A metaphor that the film invokes with amusing irony is a comparison of relationships to a garden. In the marriage of John and Georgette, John is the gardener who is watering the rose, namely Georgette; and in the relationship that develops between John and Maggie, John is the rose that Maggie is watering. This has to do with the fact that John, like many academics before him, has long been writing a novel in which his wife takes no interest; but Maggie, whom he asks to read the first chapter, gushes over it and urges John to keep writing. (Maggie apparently hasn’t seen the many movies in which it’s always a bad sign when someone spends years writing a novel but never manages to finish it.)

Lurking spoilers prevent me from divulging more of the plot, except to say that naturally the question arises of whether Maggie will become pregnant, and if so, by whom; whether Maggie, who as we saw wants to control her life and fate, and who has fallen in love with John and he with her, will discover that John is a bit too much of a rose who needs constant gardening on her part, showing egocentrism on his part; and also if, as a result of the plot devices, a tie will be formed between Maggie and Georgette, who continues to control John’s life even after she finds out about his affair with Maggie – who someone in the film describes as pure but also somewhat dumb.

Shrewd and witty

“Maggie’s Plan” is also a clever comedy in terms of its cultural references and its appeal to an educated audience. One of its best jokes makes reference to the name and fame of the Slovenian theoretician Slavoj Zizek, and it’s clear that Miller is familiar with “Pursuits of Happiness,” by the philosopher Stanley Cavell, which has become a basic text in every study of classic American romantic comedies. Cavell’s brilliant work deals, as its subtitle indicates, with “the Hollywood comedy of remarriage,” and Miller’s picture is a shrewd and witty variation on several of Cavell’s theories on this subject.
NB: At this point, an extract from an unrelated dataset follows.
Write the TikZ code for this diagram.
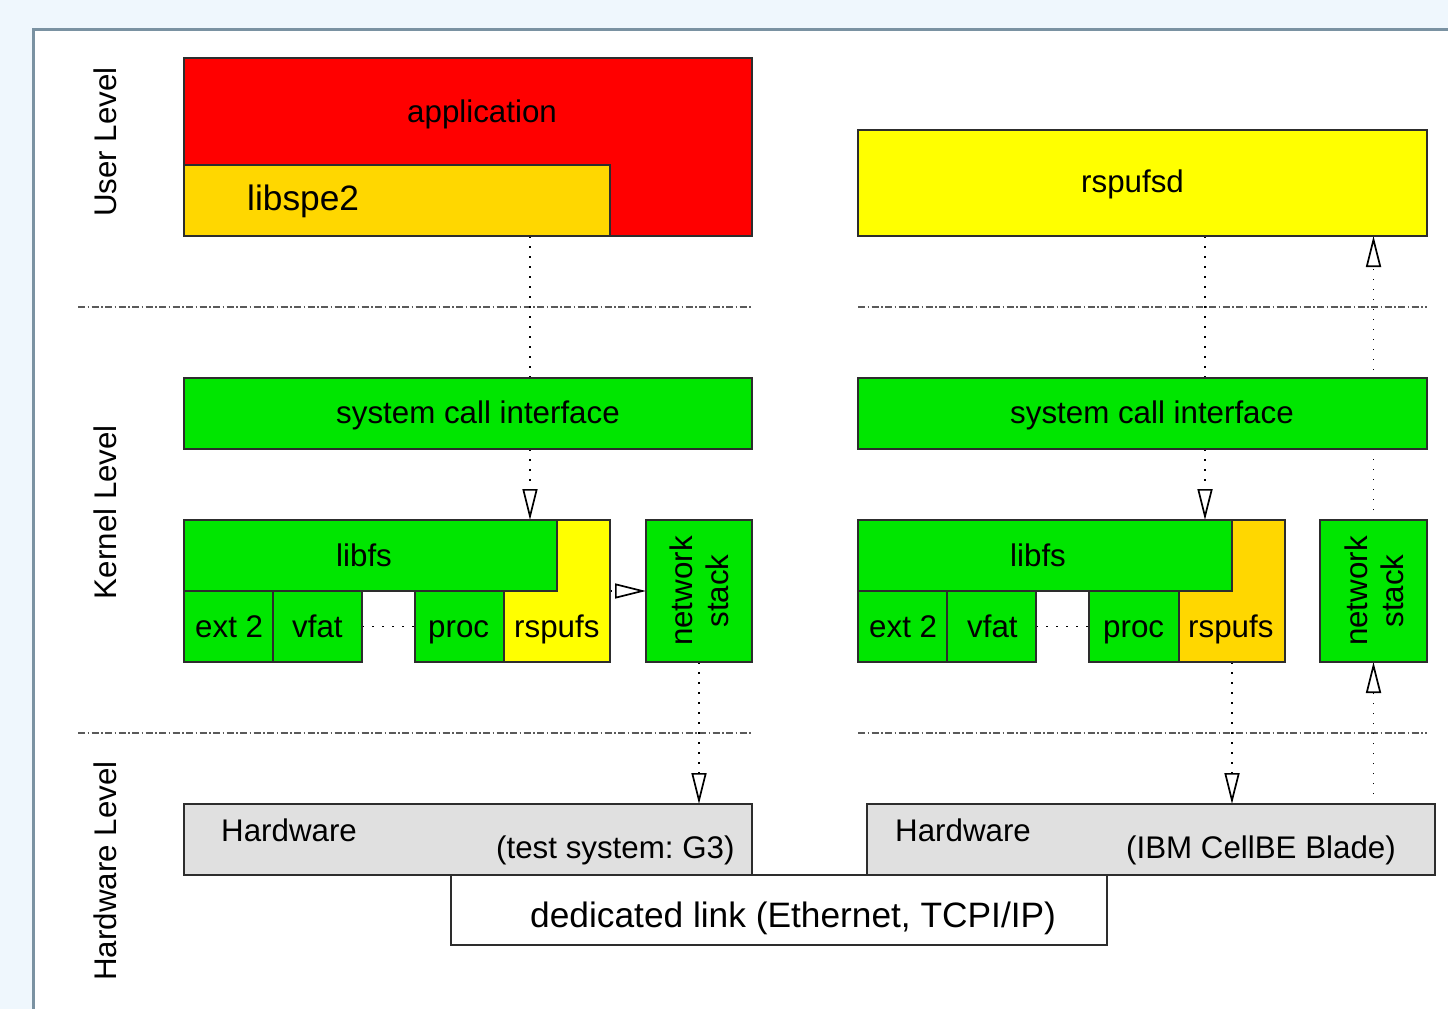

The three stars are excellent. True, Greta Gerwig once more plays the young woman who tries to control her life but without much success, as she did in “Frances Ha.” But as Maggie, she is able to bring out the disparity that exists in this character between self-confidence and fragility. Ethan Hawke also does a very fine job of bringing to the fore the disconnects in his character between ambition, egocentrism and weakness. Particularly amusing is Julianne Moore – it’s a pleasure to see her carry off a comic role with such skillful precision after her hysterical performance in “Maps to the Stars” and her appearances in two tearjerkers, “Still Alice” and “Freeheld.” Every sentence spoken by Moore in “Maggie’s Plan” is on target. Above all, she is able to show both Georgette’s arrogant, patronizing side and her touching side – no easy task, certainly not in comedy. Bill Hader and Maya Rudolph, as Maggie’s friends who advise her at her moment of crisis, also do good work.
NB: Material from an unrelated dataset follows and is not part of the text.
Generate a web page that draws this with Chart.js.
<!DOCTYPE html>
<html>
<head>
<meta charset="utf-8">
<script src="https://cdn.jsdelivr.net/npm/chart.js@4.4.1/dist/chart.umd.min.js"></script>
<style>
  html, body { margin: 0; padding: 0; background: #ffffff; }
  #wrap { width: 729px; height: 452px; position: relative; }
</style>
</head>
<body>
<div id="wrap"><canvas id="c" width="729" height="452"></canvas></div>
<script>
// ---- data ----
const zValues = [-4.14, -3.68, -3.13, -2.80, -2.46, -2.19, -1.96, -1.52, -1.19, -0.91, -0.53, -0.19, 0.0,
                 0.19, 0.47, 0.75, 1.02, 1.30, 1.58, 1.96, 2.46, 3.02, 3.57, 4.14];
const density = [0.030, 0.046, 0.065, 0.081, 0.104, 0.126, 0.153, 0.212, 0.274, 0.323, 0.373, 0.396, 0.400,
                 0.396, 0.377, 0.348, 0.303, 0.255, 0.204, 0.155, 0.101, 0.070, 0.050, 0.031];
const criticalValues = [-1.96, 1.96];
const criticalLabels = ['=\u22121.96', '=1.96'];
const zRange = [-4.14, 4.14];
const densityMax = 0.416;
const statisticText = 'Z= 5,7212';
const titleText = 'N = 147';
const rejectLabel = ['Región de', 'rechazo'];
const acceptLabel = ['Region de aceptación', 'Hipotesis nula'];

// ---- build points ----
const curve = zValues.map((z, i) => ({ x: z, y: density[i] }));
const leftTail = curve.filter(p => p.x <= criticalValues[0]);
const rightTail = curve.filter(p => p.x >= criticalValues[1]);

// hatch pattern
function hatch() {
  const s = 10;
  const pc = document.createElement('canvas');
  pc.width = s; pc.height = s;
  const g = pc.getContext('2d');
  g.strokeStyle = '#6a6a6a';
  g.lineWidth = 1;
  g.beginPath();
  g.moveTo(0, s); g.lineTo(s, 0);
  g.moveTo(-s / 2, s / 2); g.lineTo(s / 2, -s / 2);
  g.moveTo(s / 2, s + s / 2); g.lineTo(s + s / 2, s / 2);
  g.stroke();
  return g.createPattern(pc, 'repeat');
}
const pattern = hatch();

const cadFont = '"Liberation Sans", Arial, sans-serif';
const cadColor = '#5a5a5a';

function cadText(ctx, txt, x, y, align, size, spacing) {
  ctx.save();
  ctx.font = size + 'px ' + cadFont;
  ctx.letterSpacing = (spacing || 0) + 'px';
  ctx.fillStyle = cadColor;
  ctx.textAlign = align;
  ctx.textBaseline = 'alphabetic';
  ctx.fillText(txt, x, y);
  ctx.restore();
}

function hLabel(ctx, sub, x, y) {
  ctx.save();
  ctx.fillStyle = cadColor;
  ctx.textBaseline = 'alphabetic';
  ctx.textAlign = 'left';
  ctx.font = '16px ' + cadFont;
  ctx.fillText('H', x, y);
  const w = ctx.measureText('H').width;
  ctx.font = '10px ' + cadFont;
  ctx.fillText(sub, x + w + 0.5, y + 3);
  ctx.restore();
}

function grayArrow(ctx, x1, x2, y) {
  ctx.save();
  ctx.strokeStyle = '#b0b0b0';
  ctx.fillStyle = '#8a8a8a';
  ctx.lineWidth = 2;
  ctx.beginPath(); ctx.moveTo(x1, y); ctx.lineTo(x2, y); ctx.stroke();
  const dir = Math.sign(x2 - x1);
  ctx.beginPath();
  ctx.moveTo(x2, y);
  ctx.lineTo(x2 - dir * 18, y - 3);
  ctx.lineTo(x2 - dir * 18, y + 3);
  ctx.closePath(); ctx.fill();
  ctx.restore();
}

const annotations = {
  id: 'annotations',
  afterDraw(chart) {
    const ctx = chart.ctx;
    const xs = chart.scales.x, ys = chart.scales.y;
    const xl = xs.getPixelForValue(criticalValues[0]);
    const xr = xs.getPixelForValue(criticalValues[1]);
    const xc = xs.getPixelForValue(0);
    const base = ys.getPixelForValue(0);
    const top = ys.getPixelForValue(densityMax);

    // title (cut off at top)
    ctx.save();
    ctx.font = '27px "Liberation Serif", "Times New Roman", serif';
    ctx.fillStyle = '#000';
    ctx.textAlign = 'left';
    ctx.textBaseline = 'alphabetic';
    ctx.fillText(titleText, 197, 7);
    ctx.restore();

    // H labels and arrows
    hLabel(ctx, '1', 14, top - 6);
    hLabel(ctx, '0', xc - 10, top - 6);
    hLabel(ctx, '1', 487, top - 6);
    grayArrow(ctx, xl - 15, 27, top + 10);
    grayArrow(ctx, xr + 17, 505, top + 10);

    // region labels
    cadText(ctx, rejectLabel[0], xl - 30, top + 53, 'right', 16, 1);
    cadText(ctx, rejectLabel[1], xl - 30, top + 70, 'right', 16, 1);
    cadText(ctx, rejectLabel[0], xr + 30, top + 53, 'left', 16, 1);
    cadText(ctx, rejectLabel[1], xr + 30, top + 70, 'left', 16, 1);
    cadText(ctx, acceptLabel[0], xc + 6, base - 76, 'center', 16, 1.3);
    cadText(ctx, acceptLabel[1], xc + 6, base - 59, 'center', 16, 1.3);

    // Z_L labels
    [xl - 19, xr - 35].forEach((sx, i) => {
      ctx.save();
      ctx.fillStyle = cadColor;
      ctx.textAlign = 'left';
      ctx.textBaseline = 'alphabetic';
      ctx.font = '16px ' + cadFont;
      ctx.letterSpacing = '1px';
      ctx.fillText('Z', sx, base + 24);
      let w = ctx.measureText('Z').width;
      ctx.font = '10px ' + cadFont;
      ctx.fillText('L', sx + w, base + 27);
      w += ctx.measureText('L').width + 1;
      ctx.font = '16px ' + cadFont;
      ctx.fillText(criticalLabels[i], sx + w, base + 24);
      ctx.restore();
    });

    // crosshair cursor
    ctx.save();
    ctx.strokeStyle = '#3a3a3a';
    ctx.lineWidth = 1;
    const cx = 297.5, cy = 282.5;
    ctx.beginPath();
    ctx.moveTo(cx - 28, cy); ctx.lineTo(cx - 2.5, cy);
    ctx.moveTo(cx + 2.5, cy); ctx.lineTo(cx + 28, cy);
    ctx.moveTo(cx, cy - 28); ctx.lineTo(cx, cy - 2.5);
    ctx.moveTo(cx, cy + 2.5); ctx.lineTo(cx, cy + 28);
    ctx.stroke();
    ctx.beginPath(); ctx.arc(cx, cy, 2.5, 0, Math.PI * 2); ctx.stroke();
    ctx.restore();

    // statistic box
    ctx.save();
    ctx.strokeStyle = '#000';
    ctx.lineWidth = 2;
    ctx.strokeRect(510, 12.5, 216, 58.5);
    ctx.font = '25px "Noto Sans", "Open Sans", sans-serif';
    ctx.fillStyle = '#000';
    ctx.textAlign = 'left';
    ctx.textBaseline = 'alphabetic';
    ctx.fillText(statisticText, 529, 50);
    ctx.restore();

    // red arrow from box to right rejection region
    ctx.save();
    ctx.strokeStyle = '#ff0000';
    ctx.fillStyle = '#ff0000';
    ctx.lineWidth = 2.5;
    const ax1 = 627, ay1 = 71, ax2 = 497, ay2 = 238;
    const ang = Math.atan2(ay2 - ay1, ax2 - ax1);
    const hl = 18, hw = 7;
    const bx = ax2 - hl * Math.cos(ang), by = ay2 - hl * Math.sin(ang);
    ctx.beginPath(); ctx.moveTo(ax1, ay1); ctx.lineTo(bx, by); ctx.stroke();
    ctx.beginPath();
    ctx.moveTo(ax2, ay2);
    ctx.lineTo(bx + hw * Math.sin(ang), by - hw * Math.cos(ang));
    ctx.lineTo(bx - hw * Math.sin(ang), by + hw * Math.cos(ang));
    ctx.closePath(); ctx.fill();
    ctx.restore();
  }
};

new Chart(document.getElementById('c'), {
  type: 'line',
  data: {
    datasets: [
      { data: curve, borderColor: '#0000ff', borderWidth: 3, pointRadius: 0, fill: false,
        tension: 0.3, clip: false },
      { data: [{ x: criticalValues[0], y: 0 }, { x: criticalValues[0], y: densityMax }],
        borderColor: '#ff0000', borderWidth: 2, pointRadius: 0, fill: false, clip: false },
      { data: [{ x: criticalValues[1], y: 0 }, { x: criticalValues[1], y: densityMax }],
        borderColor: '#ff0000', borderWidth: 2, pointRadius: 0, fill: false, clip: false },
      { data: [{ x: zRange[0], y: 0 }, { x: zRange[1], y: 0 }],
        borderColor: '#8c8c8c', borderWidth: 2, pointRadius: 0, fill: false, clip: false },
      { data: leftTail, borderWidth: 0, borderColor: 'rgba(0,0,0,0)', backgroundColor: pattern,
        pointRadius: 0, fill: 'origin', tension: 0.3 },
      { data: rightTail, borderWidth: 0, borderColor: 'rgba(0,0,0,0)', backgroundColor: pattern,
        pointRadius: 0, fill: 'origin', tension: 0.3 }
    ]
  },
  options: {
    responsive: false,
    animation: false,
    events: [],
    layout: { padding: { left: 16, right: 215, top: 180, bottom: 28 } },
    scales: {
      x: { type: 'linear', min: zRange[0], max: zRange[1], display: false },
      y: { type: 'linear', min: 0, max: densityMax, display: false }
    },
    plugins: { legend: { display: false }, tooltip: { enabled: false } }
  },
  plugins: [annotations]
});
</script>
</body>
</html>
Even if “Maggie’s Plan” is not a great comedy, it is a work of intelligence that succeeded in surprising me, especially after Miller’s earlier films. There are thematic elements that connect to those movies, but this time she handles them with a lighter touch, though without jettisoning their seriousness. Maggie had a plan: to become a mother. Miller’s comedy focuses on the question of whether she will succeed in executing her plan, and its plot developments lead to a situation in which that plan is at the center of the emotional maelstrom of relations between the men and women in the movie.